Planning a Sleeve: Don't Start Without a Strategy
The most common sleeve regret isn’t a bad tattoo. It’s a good tattoo in the wrong spot that prevents the sleeve from coming together. A 4-inch piece in the middle of your forearm might look great on its own. But it can create an awkward gap that’s hard to fill and forces the rest of the sleeve to work around it.
If you think there’s any chance you’ll want a sleeve eventually, plan the layout before getting individual pieces. You don’t need the whole sleeve designed upfront. You just need a general map: main feature pieces, transition zones, background approach, and how the elements flow from shoulder to wrist. Your artist can help with this. A 30-minute planning consultation can save you thousands in cover-up and rework costs later.
Half vs. Full: Commitment Levels
A half sleeve (shoulder to elbow or elbow to wrist) is 20-30 hours of work and $2,000-5,000. A full sleeve is 40-60+ hours and $4,000-10,000. The time investment spans months to years depending on session frequency. This isn’t a single afternoon decision.
Half sleeves are easier to conceal with a standard t-shirt. Upper arm halves hide completely. Lower arm halves are visible in short sleeves but concealable with a long-sleeve shirt. Full sleeves are concealable with long sleeves but visible in anything less. Consider your lifestyle and professional needs.
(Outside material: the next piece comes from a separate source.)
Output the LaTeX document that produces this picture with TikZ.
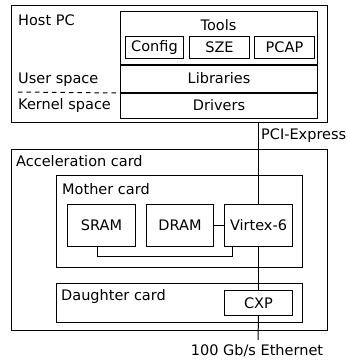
\documentclass[tikz,border=0pt]{standalone}
\usepackage{fontspec}
\setmainfont{DejaVu Sans}
\begin{document}
\begin{tikzpicture}[x=1pt,y=-1pt,
  box/.style={draw,line width=1pt,inner sep=0pt,anchor=north west,font=\fontsize{14.5}{17}\selectfont},
  lbl/.style={inner sep=0pt,anchor=base west,font=\fontsize{14.5}{17}\selectfont},
  wire/.style={line width=1pt},
  sep/.style={line width=2pt}]
\useasboundingbox (0,0) rectangle (347,362);
% Host PC
\node[box,minimum width=316pt,minimum height=117pt] (host) at (11,5) {};
\node[lbl] (hostl) at (18,25) {Host PC};
\node[box,minimum width=197pt,minimum height=53pt] (tools) at (120,11) {};
\node[lbl,anchor=base] (toolsl) at (218.5,30) {Tools};
\node[box,minimum width=58pt,minimum height=22pt] (config) at (125,36) {Config};
\node[box,minimum width=60pt,minimum height=22pt] (sze) at (189,36) {SZE};
\node[box,minimum width=60pt,minimum height=22pt] (pcap) at (254,36) {PCAP};
\node[box,minimum width=197pt,minimum height=28pt] (libs) at (120,64) {Libraries};
\node[box,minimum width=197pt,minimum height=26pt] (drv) at (120,92) {Drivers};
\draw[sep] (tools.south west) -- (tools.south east);
\draw[sep] (libs.south west) -- (libs.south east);
\node[lbl] (user) at (18,83) {User space};
\node[lbl] (kern) at (18,109) {Kernel space};
\coordinate (dashl) at (18,92);
\draw[wire,dash pattern=on 4.5pt off 4pt] (dashl) -- (libs.south west);
% Acceleration card
\node[box,minimum width=316pt,minimum height=181pt] (acc) at (11,149) {};
\node[lbl] (accl) at (16,166) {Acceleration card};
\node[box,minimum width=246pt,minimum height=92pt] (mother) at (56,175) {};
\node[lbl] (motherl) at (62,194) {Mother card};
\node[box,minimum width=68pt,minimum height=42pt] (sram) at (67,204) {SRAM};
\node[box,minimum width=67pt,minimum height=42pt] (dram) at (146,204) {DRAM};
\node[box,minimum width=68pt,minimum height=42pt] (virtex) at (224,204) {Virtex-6};
\node[box,minimum width=246pt,minimum height=39pt] (daughter) at (56,283) {};
\node[lbl] (daughterl) at (61,300) {Daughter card};
\node[box,minimum width=68pt,minimum height=25pt] (cxp) at (224,290) {CXP};
% connectors
\draw[wire] (host.south -| virtex.north) -- (virtex.north);
\node[lbl] (pcie) at (261,139) {PCI-Express};
\draw[wire] (virtex.south) -- (cxp.north);
\draw[wire] (dram.east) -- (virtex.west);
\draw[wire] ([xshift=-4pt]sram.south) |- (232,256) -- (232,246);
\coordinate (eth) at (258,340);
\draw[wire] (cxp.south) -- (eth);
\node[lbl,anchor=base] (ethl) at (257,355) {100 Gb/s Ethernet};
\end{tikzpicture}
\end{document}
A lot of people start with a half and extend later once they’re comfortable with the visibility level.
Frequently Asked Questions
How much does a full sleeve cost?
In the US, expect $4,000-10,000 for a full sleeve from a reputable artist. Major city shops and high-demand artists charge $200-350 per hour. A full sleeve is 40-60+ hours of work. Some artists offer package pricing for full projects. The biggest cost variable is the density of detail: a simple blackwork sleeve costs less in hours than a full-color Japanese sleeve with detailed backgrounds.
Can I build a sleeve from individual tattoos?
Yes, this is called a “patchwork” or “sticker” sleeve. It’s become very popular. The key is maintaining some consistency: similar line weights, a unified color approach (all black and grey, or all color), and enough spacing between pieces to add filler or connecting elements later. Random individual tattoos scattered without consideration for each other are harder to unify later.
How long does a full sleeve take?
Plan for 6-18 months from first session to completion. Most people do sessions every 3-6 weeks to allow proper healing between appointments. Each session is typically 3-5 hours. Some artists and clients push for longer sessions, but quality often drops after 4-5 hours due to skin stress and fatigue. It’s a marathon, not a sprint.
Should I stick to one style for my whole sleeve?
Sticking to one style creates the most cohesive result. Mixed-style sleeves can work if there’s a unifying element (consistent color palette, matching line weights, a background that ties everything together). What tends to look disjointed is mixing very different styles with no connecting thread: a watercolor piece next to a traditional piece next to a geometric piece with nothing relating them to each other.